◆ **Collected data**:

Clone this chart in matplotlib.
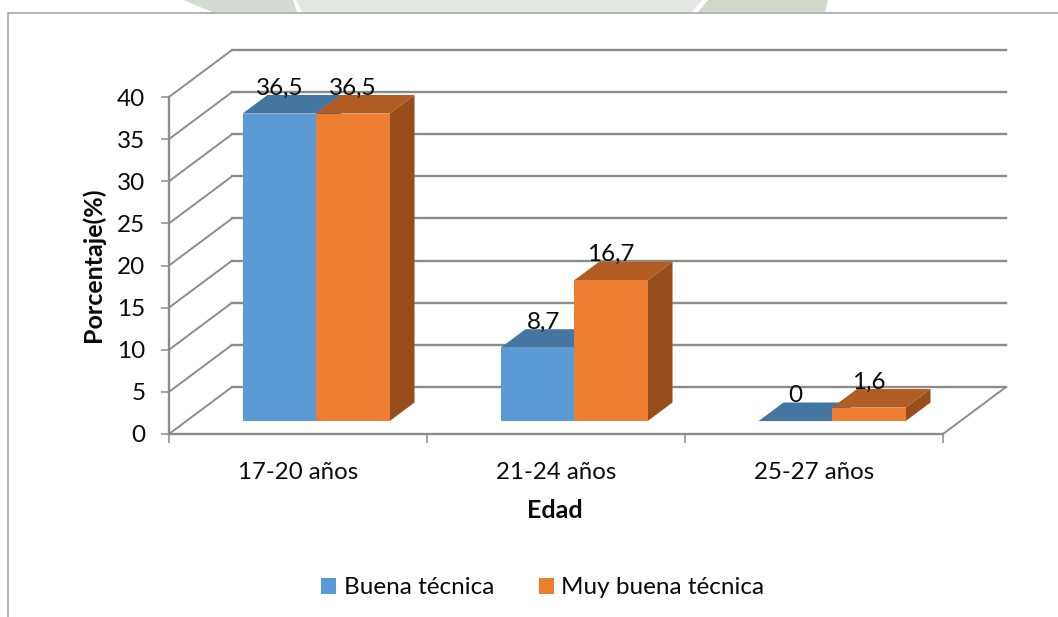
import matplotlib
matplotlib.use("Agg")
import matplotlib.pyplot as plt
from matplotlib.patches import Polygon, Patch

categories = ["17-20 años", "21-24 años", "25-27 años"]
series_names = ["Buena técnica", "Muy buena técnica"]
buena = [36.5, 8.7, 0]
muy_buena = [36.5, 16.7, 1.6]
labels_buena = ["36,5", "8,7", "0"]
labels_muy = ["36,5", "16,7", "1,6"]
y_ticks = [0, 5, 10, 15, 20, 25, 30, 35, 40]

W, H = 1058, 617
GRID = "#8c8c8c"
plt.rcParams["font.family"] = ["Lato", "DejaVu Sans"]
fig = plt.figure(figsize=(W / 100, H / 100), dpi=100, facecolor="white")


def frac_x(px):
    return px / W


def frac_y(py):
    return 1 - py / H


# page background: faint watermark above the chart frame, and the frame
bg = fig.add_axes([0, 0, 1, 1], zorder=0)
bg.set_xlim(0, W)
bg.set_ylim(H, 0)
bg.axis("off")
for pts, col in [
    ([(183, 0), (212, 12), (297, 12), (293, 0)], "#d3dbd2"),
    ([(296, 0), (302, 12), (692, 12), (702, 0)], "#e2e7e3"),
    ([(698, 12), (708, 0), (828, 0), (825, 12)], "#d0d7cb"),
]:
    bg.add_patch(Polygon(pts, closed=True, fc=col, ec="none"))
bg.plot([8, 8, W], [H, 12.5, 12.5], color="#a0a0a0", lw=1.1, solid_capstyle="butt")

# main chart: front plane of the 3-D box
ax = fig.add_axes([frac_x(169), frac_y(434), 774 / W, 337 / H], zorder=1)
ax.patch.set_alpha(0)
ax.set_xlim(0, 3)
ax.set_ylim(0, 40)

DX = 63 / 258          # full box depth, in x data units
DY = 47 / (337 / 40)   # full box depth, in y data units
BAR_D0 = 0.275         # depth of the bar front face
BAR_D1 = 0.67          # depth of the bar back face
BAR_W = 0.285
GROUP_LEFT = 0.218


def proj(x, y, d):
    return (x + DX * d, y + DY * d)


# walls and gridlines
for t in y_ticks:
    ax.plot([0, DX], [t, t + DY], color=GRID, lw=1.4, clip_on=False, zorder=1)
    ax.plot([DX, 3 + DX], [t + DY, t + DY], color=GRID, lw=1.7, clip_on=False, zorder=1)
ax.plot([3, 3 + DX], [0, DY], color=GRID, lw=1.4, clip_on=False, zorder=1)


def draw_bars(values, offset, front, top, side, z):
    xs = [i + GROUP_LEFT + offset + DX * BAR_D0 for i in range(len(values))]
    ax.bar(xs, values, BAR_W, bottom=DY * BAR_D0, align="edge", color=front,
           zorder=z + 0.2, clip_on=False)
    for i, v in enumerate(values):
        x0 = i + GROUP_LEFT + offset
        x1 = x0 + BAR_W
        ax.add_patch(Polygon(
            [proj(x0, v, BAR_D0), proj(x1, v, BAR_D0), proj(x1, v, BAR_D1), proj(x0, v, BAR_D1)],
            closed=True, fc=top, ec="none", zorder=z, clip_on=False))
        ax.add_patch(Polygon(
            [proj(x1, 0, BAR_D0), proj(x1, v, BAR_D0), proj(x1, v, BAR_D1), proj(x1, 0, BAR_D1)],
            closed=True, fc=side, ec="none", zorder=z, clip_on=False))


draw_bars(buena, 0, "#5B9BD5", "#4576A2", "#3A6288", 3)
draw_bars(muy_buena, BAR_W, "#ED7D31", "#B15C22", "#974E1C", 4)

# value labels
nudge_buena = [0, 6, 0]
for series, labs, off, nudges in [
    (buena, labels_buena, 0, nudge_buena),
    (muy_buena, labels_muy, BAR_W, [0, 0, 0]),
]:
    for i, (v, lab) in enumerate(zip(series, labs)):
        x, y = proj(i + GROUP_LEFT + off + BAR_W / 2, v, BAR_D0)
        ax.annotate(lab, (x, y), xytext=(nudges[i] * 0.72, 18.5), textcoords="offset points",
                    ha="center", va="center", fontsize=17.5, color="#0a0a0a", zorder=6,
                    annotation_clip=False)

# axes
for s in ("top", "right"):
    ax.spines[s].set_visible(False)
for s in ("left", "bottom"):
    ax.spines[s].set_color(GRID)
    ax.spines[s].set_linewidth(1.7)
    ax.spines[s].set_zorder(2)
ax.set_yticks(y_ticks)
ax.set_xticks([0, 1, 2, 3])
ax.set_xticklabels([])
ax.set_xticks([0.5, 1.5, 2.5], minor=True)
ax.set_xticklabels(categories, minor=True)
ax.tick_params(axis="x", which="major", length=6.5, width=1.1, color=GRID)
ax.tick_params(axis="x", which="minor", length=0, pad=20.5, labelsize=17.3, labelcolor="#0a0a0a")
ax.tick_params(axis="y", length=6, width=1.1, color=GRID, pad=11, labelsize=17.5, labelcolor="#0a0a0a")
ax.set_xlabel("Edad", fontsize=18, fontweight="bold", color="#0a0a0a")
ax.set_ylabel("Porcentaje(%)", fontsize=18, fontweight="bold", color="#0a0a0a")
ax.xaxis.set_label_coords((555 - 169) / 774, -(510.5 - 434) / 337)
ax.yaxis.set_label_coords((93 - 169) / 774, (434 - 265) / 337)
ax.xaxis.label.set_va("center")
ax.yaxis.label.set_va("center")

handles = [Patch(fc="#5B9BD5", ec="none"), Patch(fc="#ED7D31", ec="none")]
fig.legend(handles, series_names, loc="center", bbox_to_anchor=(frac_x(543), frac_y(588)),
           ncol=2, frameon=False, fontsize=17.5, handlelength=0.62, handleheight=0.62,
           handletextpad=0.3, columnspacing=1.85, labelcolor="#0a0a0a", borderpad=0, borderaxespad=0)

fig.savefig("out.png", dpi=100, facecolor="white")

◆ **Given request**: Restate the data word for word from its first line through the line with "y_ticks = [0, 5, 10, 15, 20, 25, 30, 35, 40]", leaving out any picture along the way.

◆ **Answer to this task**:
Clone this chart in matplotlib.
import matplotlib
matplotlib.use("Agg")
import matplotlib.pyplot as plt
from matplotlib.patches import Polygon, Patch

categories = ["17-20 años", "21-24 años", "25-27 años"]
series_names = ["Buena técnica", "Muy buena técnica"]
buena = [36.5, 8.7, 0]
muy_buena = [36.5, 16.7, 1.6]
labels_buena = ["36,5", "8,7", "0"]
labels_muy = ["36,5", "16,7", "1,6"]
y_ticks = [0, 5, 10, 15, 20, 25, 30, 35, 40]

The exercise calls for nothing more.